Undated_The Oklahoma Department of Food, Forestry and Agriculture reports the state's wheat crop will more than double its yield of last year thanks to a wet spring, but too much water isn't necessarily a great thing.

The ideal weather for the harvest, which is happening now in parts of Southwest Oklahoma, is dry, sunny, and windy.  All three conditions help wheat mature and help speed along the harvesting process.

"We're still good," said Jackson County wheat farmer Bob Howard.  "I'm going to say we can stand a good week, maybe longer, but after that it's going to start deteriorating.  Especially if we get some more wet weather, damp cloudy days.  That's just not good on it."

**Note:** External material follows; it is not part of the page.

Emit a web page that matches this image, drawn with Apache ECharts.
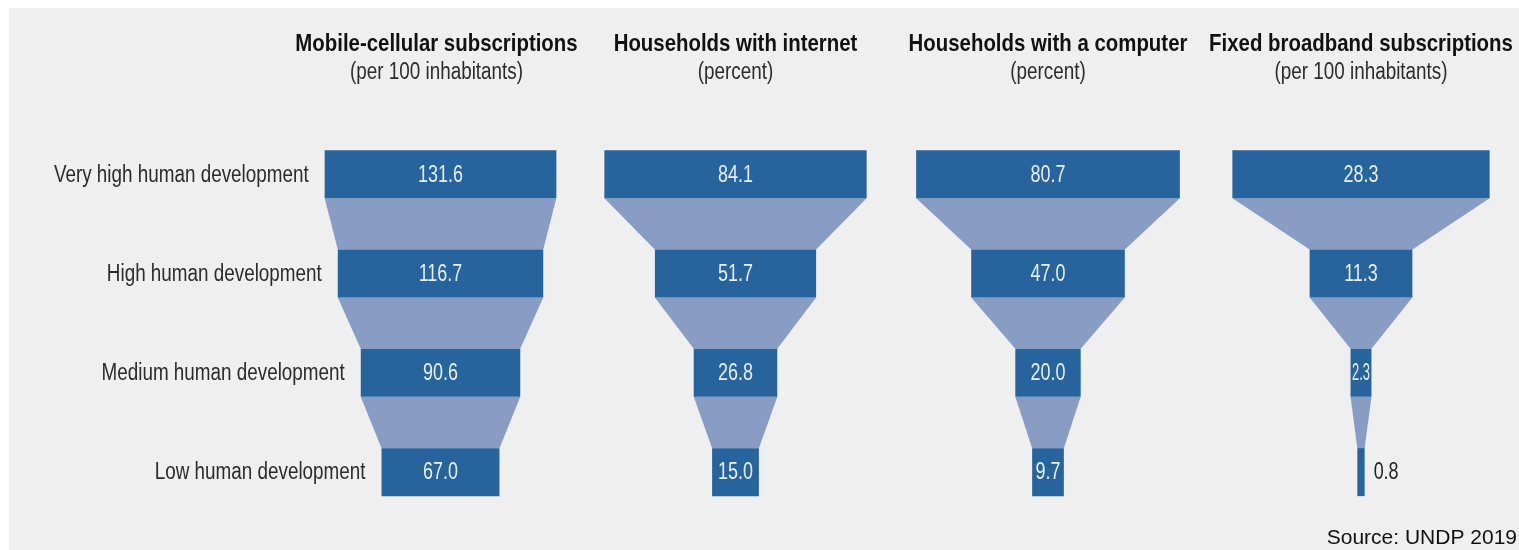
<!DOCTYPE html>
<html>
<head>
<meta charset="utf-8">
<script src="https://cdn.jsdelivr.net/npm/echarts@6/dist/echarts.min.js"></script>
<style>
  html, body { margin: 0; padding: 0; background: #ffffff; }
  #chart { width: 1519px; height: 550px; }
</style>
</head>
<body>
<div id="chart"></div>
<script>
// ---- Data ----
const categories = [
  'Very high human development',
  'High human development',
  'Medium human development',
  'Low human development'
];
const panelTitles = [
  'Mobile-cellular subscriptions',
  'Households with internet',
  'Households with a computer',
  'Fixed broadband subscriptions'
];
const panelUnits = [
  '(per 100 inhabitants)',
  '(percent)',
  '(percent)',
  '(per 100 inhabitants)'
];
const mobileCellular = [131.6, 116.7, 90.6, 67.0];
const householdsInternet = [84.1, 51.7, 26.8, 15.0];
const householdsComputer = [80.7, 47.0, 20.0, 9.7];
const fixedBroadband = [28.3, 11.3, 2.3, 0.8];
const sourceNote = 'Source: UNDP 2019';

// ---- Layout / style ----
const panels = [mobileCellular, householdsInternet, householdsComputer, fixedBroadband];
const panelCenters = [440.5, 735.5, 1048, 1361];
const axisHalfRange = [85.2, 48.1, 45.9, 16.5];
const gridHalfWidth = 150;
const FONT = "'Liberation Sans', Arial, sans-serif";
const NARROW = 0.82;
const VALUE_FONT = '23px ' + FONT;
const VALUE_NARROW = 0.78;
const BAR_COLOR = '#27639c';
const LINK_COLOR = '#889cc4';
const BAR_FRAC = 0.4834;

const measureCtx = document.createElement('canvas').getContext('2d');
function textWidth(text, font) {
  measureCtx.font = font;
  return measureCtx.measureText(text).width;
}

const grids = [], xAxes = [], yAxes = [], series = [];

panels.forEach((vals, p) => {
  grids.push({ left: panelCenters[p] - gridHalfWidth, width: gridHalfWidth * 2, top: 124.5, bottom: 28.2 });
  xAxes.push({ type: 'value', gridIndex: p, min: -axisHalfRange[p], max: axisHalfRange[p], show: false });
  yAxes.push({ type: 'category', gridIndex: p, data: categories, inverse: true, show: false });

  // connectors between consecutive bars
  const linkData = [];
  for (let i = 0; i < vals.length - 1; i++) linkData.push([vals[i], vals[i + 1], i]);
  series.push({
    type: 'custom', xAxisIndex: p, yAxisIndex: p, z: 1,
    encode: { x: 0, y: 2 },
    data: linkData,
    renderItem: function (params, api) {
      const a = api.value(0), b = api.value(1), i = api.value(2);
      const h = api.size([0, 1])[1] * BAR_FRAC;
      const tl = api.coord([-a / 2, i]), tr = api.coord([a / 2, i]);
      const bl = api.coord([-b / 2, i + 1]), br = api.coord([b / 2, i + 1]);
      return {
        type: 'polygon',
        shape: { points: [
          [tl[0], tl[1] + h / 2], [tr[0], tr[1] + h / 2],
          [br[0], br[1] - h / 2], [bl[0], bl[1] - h / 2]
        ] },
        style: { fill: LINK_COLOR }
      };
    }
  });

  // centred bars
  const barData = vals.map((v, i) => [v, i]);
  series.push({
    type: 'custom', xAxisIndex: p, yAxisIndex: p, z: 2,
    encode: { x: 0, y: 1 },
    data: barData,
    renderItem: function (params, api) {
      const v = api.value(0), i = api.value(1);
      const h = api.size([0, 1])[1] * BAR_FRAC;
      const l = api.coord([-v / 2, i]), r = api.coord([v / 2, i]);
      const w = r[0] - l[0];
      const children = [{
        type: 'rect',
        shape: { x: l[0], y: l[1] - h / 2, width: w, height: h },
        style: { fill: BAR_COLOR }
      }];
      const label = v.toFixed(1);
      const inside = w > 12;
      let sx = VALUE_NARROW;
      if (inside) {
        const tw = textWidth(label, VALUE_FONT);
        sx = Math.min(VALUE_NARROW, (w - 3) / tw);
      }
      children.push({
        type: 'text',
        x: inside ? (l[0] + r[0]) / 2 : r[0] + 9,
        y: l[1] + 1,
        scaleX: sx,
        style: {
          text: label,
          x: 0, y: 0,
          align: inside ? 'center' : 'left',
          verticalAlign: 'middle',
          font: VALUE_FONT,
          fill: inside ? '#e8eef6' : '#222222'
        }
      });
      if (p === 0) {
        children.push({
          type: 'text',
          x: l[0] - 16,
          y: l[1] + 1,
          scaleX: NARROW,
          style: {
            text: categories[i],
            x: 0, y: 0,
            align: 'right',
            verticalAlign: 'middle',
            font: '23px ' + FONT,
            fill: '#2b2b2b'
          }
        });
      }
      return { type: 'group', children: children };
    }
  });
});

const chart = echarts.init(document.getElementById('chart'));
chart.setOption({
  backgroundColor: '#ffffff',
  animation: false,
  grid: grids,
  xAxis: xAxes,
  yAxis: yAxes,
  series: series
});

// Background panel, titles and source note
const zr = chart.getZr();
zr.add(new echarts.graphic.Rect({
  z: -10, silent: true,
  shape: { x: 9, y: 8, width: 1519 - 9, height: 550 - 8 },
  style: { fill: '#efefef' }
}));
panels.forEach((vals, p) => {
  const cx = panelCenters[p] - (p === 0 ? 4 : 0);
  zr.add(new echarts.graphic.Text({
    z: 5, x: cx, y: 44, scaleX: 0.85,
    style: { text: panelTitles[p], x: 0, y: 0, align: 'center', verticalAlign: 'middle',
             font: 'bold 24px ' + FONT, fill: '#111111' }
  }));
  zr.add(new echarts.graphic.Text({
    z: 5, x: cx, y: 73, scaleX: NARROW,
    style: { text: panelUnits[p], x: 0, y: 0, align: 'center', verticalAlign: 'middle',
             font: '23px ' + FONT, fill: '#2b2b2b' }
  }));
});
zr.add(new echarts.graphic.Text({
  z: 5,
  style: { text: sourceNote, x: 1517, y: 538, align: 'right', verticalAlign: 'middle',
           font: "21px 'Liberation Sans', Arial, sans-serif", fill: '#111111' }
}));
</script>
</body>
</html>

A wet wheat crop can yield secondary crops among a mature one.  Farmers can't harvest wheat when it has green stalks growing among brown, golden ones.  Those green ones have too much moisture in them and too much moisture in a wheat harvest can lead to mold when it's stored.

"If we get some hot, dry weather we'll be cutting this weekend," Howard said.  "Right now, we've pretty much been in limbo for the last week."

Howard said it would take a catastrophic flood to really ruin his crop yield this year, and he adds he needs a good crop after last year's drought and a 2005 hail storm that destroyed his crop that year.